さらに、前半では地球温暖化、つまり気候危機は資本主義が原因で起きていることを説明しています。従って、SDGsやグリーン・ニューディールなどのどんな対策をしても、資本主義という根本原因を温存したままでは解決することはできないと説いています。気候危機を解決するには、気候危機の原因である資本主義そのものを徹底的に批判するしかないということです。

後半では、マルクスが晩年に辿り着いたという「脱成長コミュニズム」という考え方について書いてあります。脱成長コミュニズムには5つの柱があります。

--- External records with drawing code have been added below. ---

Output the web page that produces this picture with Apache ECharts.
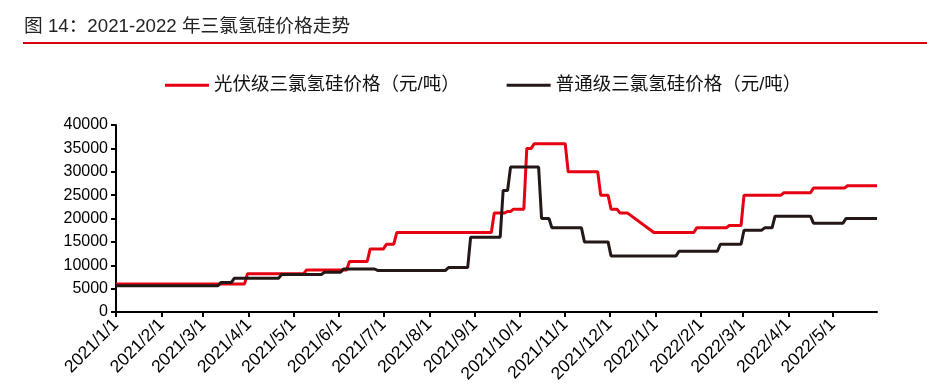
<!DOCTYPE html>
<html>
<head>
<meta charset="utf-8">
<script src="https://cdn.jsdelivr.net/npm/echarts@6/dist/echarts.min.js"></script>
<style>
html,body{margin:0;padding:0;background:#fff;}
#c{width:927px;height:391px;}
</style>
</head>
<body>
<div id="c"></div>
<script>
const titleText = '图 14：2021-2022 年三氯氢硅价格走势';
const seriesNames = ['光伏级三氯氢硅价格（元/吨）', '普通级三氯氢硅价格（元/吨）'];
const monthTicks = ['2021-01-01','2021-02-01','2021-03-01','2021-04-01','2021-05-01','2021-06-01','2021-07-01','2021-08-01','2021-09-01','2021-10-01','2021-11-01','2021-12-01','2022-01-01','2022-02-01','2022-03-01','2022-04-01','2022-05-01'];

const redDates = ['2021-01-01','2021-03-29','2021-03-31','2021-05-08','2021-05-10','2021-06-06','2021-06-08','2021-06-20','2021-06-22','2021-07-01','2021-07-03','2021-07-08','2021-07-10','2021-09-12','2021-09-14','2021-09-21','2021-09-23','2021-09-25','2021-09-27','2021-10-04','2021-10-06','2021-10-09','2021-10-11','2021-11-01','2021-11-03','2021-11-23','2021-11-25','2021-11-30','2021-12-02','2021-12-06','2021-12-08','2021-12-13','2021-12-31','2022-01-27','2022-01-29','2022-02-18','2022-02-20','2022-02-28','2022-03-02','2022-03-27','2022-03-29','2022-04-16','2022-04-18','2022-05-09','2022-05-11','2022-05-31'];
const redValues = [6000,6000,8200,8200,9000,9000,10800,10800,13500,13500,14500,14500,17000,17000,21200,21200,21500,21500,22000,22000,35000,35000,36000,36000,30000,30000,25000,25000,22000,22000,21200,21200,17000,17000,18000,18000,18500,18500,25000,25000,25500,25500,26500,26500,27000,27000];

const blackDates = ['2021-01-01','2021-03-11','2021-03-13','2021-03-20','2021-03-22','2021-04-21','2021-04-23','2021-05-20','2021-05-22','2021-06-02','2021-06-04','2021-06-25','2021-06-27','2021-08-12','2021-08-14','2021-08-27','2021-08-29','2021-09-18','2021-09-20','2021-09-23','2021-09-25','2021-10-14','2021-10-16','2021-10-21','2021-10-23','2021-11-12','2021-11-14','2021-11-30','2021-12-02','2022-01-15','2022-01-17','2022-02-12','2022-02-14','2022-02-28','2022-03-02','2022-03-14','2022-03-16','2022-03-21','2022-03-23','2022-04-16','2022-04-18','2022-05-08','2022-05-10','2022-05-31'];
const blackValues = [5600,5600,6300,6300,7200,7200,8000,8000,8500,8500,9200,9200,8900,8900,9500,9500,16000,16000,26000,26000,31000,31000,20000,20000,18000,18000,15000,15000,12000,12000,13000,13000,14500,14500,17500,17500,18000,18000,20500,20500,19000,19000,20000,20000];

function toTs(s){const p=s.split('-').map(Number);return Date.UTC(p[0],p[1]-1,p[2]);}
const font = "'Liberation Sans', Arial, 'Noto Sans CJK SC', sans-serif";
const tickTs = monthTicks.map(toTs);

const chart = echarts.init(document.getElementById('c'));
chart.setOption({
  animation:false,
  backgroundColor:'#fff',
  graphic:[
    {type:'text', left:24, top:18, style:{text:titleText, font:"18.7px 'Liberation Sans','Noto Sans CJK SC',sans-serif", fill:'#222'}},
    {type:'line', shape:{x1:23,y1:43,x2:927,y2:43}, style:{stroke:'#d7000f', lineWidth:2}}
  ],
  legend:{
    top:71, left:160, itemGap:47, itemWidth:44, itemHeight:3, icon:'rect',
    textStyle:{fontFamily:font, fontSize:18.5, color:'#111', padding:[0,0,0,0]},
    data:seriesNames
  },
  grid:{left:116, right:50, top:125, bottom:79, containLabel:false},
  xAxis:{
    type:'value', min:toTs('2021-01-01'), max:toTs('2022-05-31'),
    axisLine:{lineStyle:{color:'#000', width:2}},
    axisTick:{show:true, length:5, lineStyle:{color:'#000', width:2}, customValues:tickTs},
    axisLabel:{rotate:45, fontSize:17.5, color:'#000', fontFamily:font, margin:10,
      customValues:tickTs,
      formatter:function(v){const d=new Date(v);return d.getUTCFullYear()+'/'+(d.getUTCMonth()+1)+'/'+d.getUTCDate();}},
    splitLine:{show:false}
  },
  yAxis:{
    type:'value', min:0, max:40000, interval:5000,
    axisLine:{show:true, lineStyle:{color:'#000', width:2}},
    axisTick:{show:true, length:5, lineStyle:{color:'#000', width:2}},
    axisLabel:{fontSize:16, color:'#000', fontFamily:font, margin:8, formatter:function(v){return String(v);}},
    splitLine:{show:false}
  },
  series:[
    {name:seriesNames[0], type:'line', symbol:'none', color:'#e60012',
     lineStyle:{width:3, color:'#e60012'},
     data:redDates.map((d,i)=>[toTs(d), redValues[i]])},
    {name:seriesNames[1], type:'line', symbol:'none', color:'#231815',
     lineStyle:{width:3, color:'#231815'},
     data:blackDates.map((d,i)=>[toTs(d), blackValues[i]])}
  ]
});
</script>
</body>
</html>
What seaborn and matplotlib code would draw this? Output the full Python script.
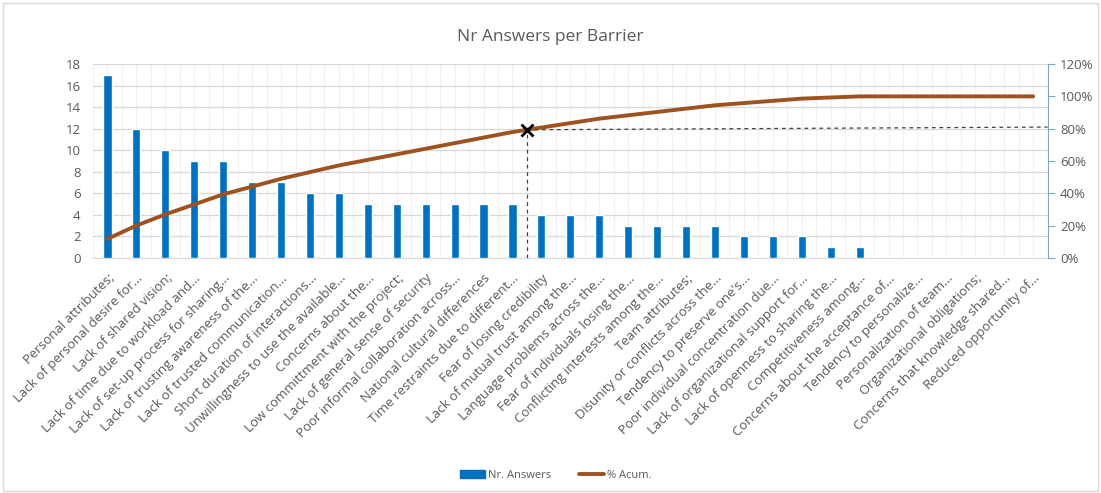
import numpy as np
import pandas as pd
import matplotlib
matplotlib.use("Agg")
import matplotlib.pyplot as plt
import seaborn as sns
from matplotlib.lines import Line2D
from matplotlib.patches import Patch

categories = [
    "Personal attributes;", "Lack of personal desire for...", "Lack of shared vision;",
    "Lack of time due to workload and...", "Lack of set-up process for sharing...",
    "Lack of trusting awareness of the...", "Lack of trusted communication...",
    "Short duration of interactions...", "Unwillingness to use the available...",
    "Concerns about the...", "Low committment with the project;",
    "Lack of general sense of security", "Poor informal collaboration across...",
    "National cultural differences", "Time restraints due to different...",
    "Fear of losing credibility", "Lack of mutual trust among the...",
    "Language problems across the...", "Fear of individuals losing the...",
    "Conflicting interests among the...", "Team attributes;",
    "Disunity or conflicts across the...", "Tendency to preserve one's...",
    "Poor individual concentration due...", "Lack of organizational support for...",
    "Lack of openness to sharing the...", "Competitiveness among...",
    "Concerns about the acceptance of...", "Tendency to personalize...",
    "Personalization of team...", "Organizational obligations;",
    "Concerns that knowledge shared...", "Reduced opportunity of...",
]
answers = [17, 12, 10, 9, 9, 7, 7, 6, 6, 5, 5, 5, 5, 5, 5, 4, 4, 4, 3, 3, 3, 3,
           2, 2, 2, 1, 1, 0, 0, 0, 0, 0, 0]
left_ticks = [0, 2, 4, 6, 8, 10, 12, 14, 16, 18]
right_ticks = [0, 20, 40, 60, 80, 100, 120]
cut_pos = 14.5
cut_level = 80

cum_pct = np.cumsum(answers) / np.sum(answers) * 100
df = pd.DataFrame({"Barrier": categories, "Answers": answers,
                   "pos": np.arange(len(categories)), "Cum": cum_pct})

sns.set_style("white")
plt.rcParams["font.family"] = ["Open Sans", "DejaVu Sans"]

BLUE = "#0070C0"
BROWN = "#9E5220"
GRAY = "#595959"

fig = plt.figure(figsize=(11.01, 4.93), dpi=100)
ax = fig.add_axes([0.0845, 0.477, 0.867, 0.393])

sns.barplot(data=df, x="Barrier", y="Answers", color=BLUE, width=0.28,
            saturation=1, ax=ax, zorder=3)
n = len(categories)
ax.set_xlim(-0.5, n - 0.5)
ax.set_ylim(0, 18)
ax.set_yticks(left_ticks)
ax.set_xlabel("")
ax.set_ylabel("")
for b in np.arange(-0.5, n, 0.5):
    ax.axvline(b, color="#F0F0F0", lw=0.8, zorder=0)
ax.grid(axis="y", color="#D9D9D9", lw=0.9, zorder=0)
ax.set_axisbelow(True)
for s in ax.spines.values():
    s.set_visible(False)
ax.spines["bottom"].set_visible(True)
ax.spines["bottom"].set_color("#D9D9D9")
ax.tick_params(axis="y", colors=GRAY, labelsize=9.5, length=0, pad=9)
ax.tick_params(axis="x", colors=GRAY, labelsize=9.5, length=0, pad=10)
plt.setp(ax.get_xticklabels(), rotation=45, ha="right", rotation_mode="anchor")

ax2 = ax.twinx()
sns.lineplot(data=df, x="pos", y="Cum", color=BROWN, lw=2.8, ax=ax2, zorder=4)
ax2.set_ylim(0, 120)
ax2.set_yticks(right_ticks)
ax2.set_yticklabels([f"{t}%" for t in right_ticks])
ax2.set_xlim(-0.5, n - 0.5)
ax2.set_ylabel("")
ax2.set_xlabel("")
for s in ax2.spines.values():
    s.set_visible(False)
ax2.spines["right"].set_visible(True)
ax2.spines["right"].set_color("#7FA7BF")
ax2.tick_params(axis="y", colors=GRAY, labelsize=9.5, length=5, direction="out",
                color="#7FA7BF", pad=4)

i0 = int(np.floor(cut_pos))
yc = np.interp(cut_pos, [i0, i0 + 1], [cum_pct[i0], cum_pct[i0 + 1]])
ax2.plot([cut_pos, cut_pos], [0, yc], ls=(0, (3, 3)), color="#404040", lw=0.9, zorder=5)
ax2.plot([cut_pos, n - 0.5], [yc, cut_level + 1], ls=(0, (3, 3)), color="#404040",
         lw=0.9, zorder=5)
ax2.plot([cut_pos], [yc], marker="x", color="black", ms=8, mew=2, zorder=6)

fig.text(0.5, 0.925, "Nr Answers per Barrier", ha="center", va="center",
         fontsize=12.5, color=GRAY)

handles = [Patch(facecolor=BLUE, edgecolor=BLUE, label="Nr. Answers"),
           Line2D([0], [0], color=BROWN, lw=2.8, label="% Acum.")]
fig.legend(handles=handles, loc="center", bbox_to_anchor=(0.505, 0.035), ncol=2,
           frameon=False, fontsize=8, labelcolor=GRAY, handlelength=2.2,
           handleheight=0.7, columnspacing=2.5, handletextpad=0.3)

border = plt.Rectangle((0.003, 0.004), 0.994, 0.99, transform=fig.transFigure,
                       fill=False, edgecolor="#D9D9D9", lw=1)
fig.patches.append(border)

fig.savefig("out.png", dpi=100)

1. 使用価値経済への転換:「使用価値」に重きを置いた経済に転換して、大量生産・大量消費から脱却する
2. 労働時間の短縮:労働時間を削減して、生活の質を向上させる
3. 画一的な分業の廃止:画一的な労働をもたらす分業を廃止して、労働の創造性を回復させる
4. 生産過程の民主化:生産のプロセスの民主化を進めて、経済を減速させる
5. エッセンシャル・ワークの重視:使用価値経済に転換し、労働集約型のエッセンシャル・ワークの重視を

ざっくり言うと、私的所有でもなく、国有でもない、生産手段の水平的共同管理、つまり市民による自治がコミュニズムの基本になります。ただし、これは国家を否定してるわけではありません。国家がないとアナーキズムという無秩序な野蛮な状態になってしまうからです。一方で、国家の力が強すぎると気候毛沢東主義という状態になってしまいます。その中間(?)であるコミュニズムが唯一の選択肢になります。キーワードは協同組合や<市民>営化で、それには信頼と相互扶助が基礎になります。信頼と相互扶助がないと、非民主的なトップダウン型の解決策、専門家や政治家による統治になってしまう危険性があるということです。

最後まで読むと「持続可能で公正な社会」を実現するための、唯一の選択肢は「脱成長コミュニズム」だということに納得できました。稀少性により欠乏をもたらす資本主義ではなく、人間的で潤沢な暮らしを取り戻せる脱成長コミュニズムについて考えていきたいと思います。

あとがき的なところに書かれていた、

ハーヴァード大学の政治学者エリカ・チェノウェスらの研究によると、「三・五%」の人々が非暴力的な方法で、本気で立ち上がると、社会が大きく変わるというのである。

とありました。この「三・五%」という数字の実現は難しいようにも思いますが、SNSが発達した現在では難しい数字ではないようにも感じ、とても希望を持てたことも最後に書いておきます。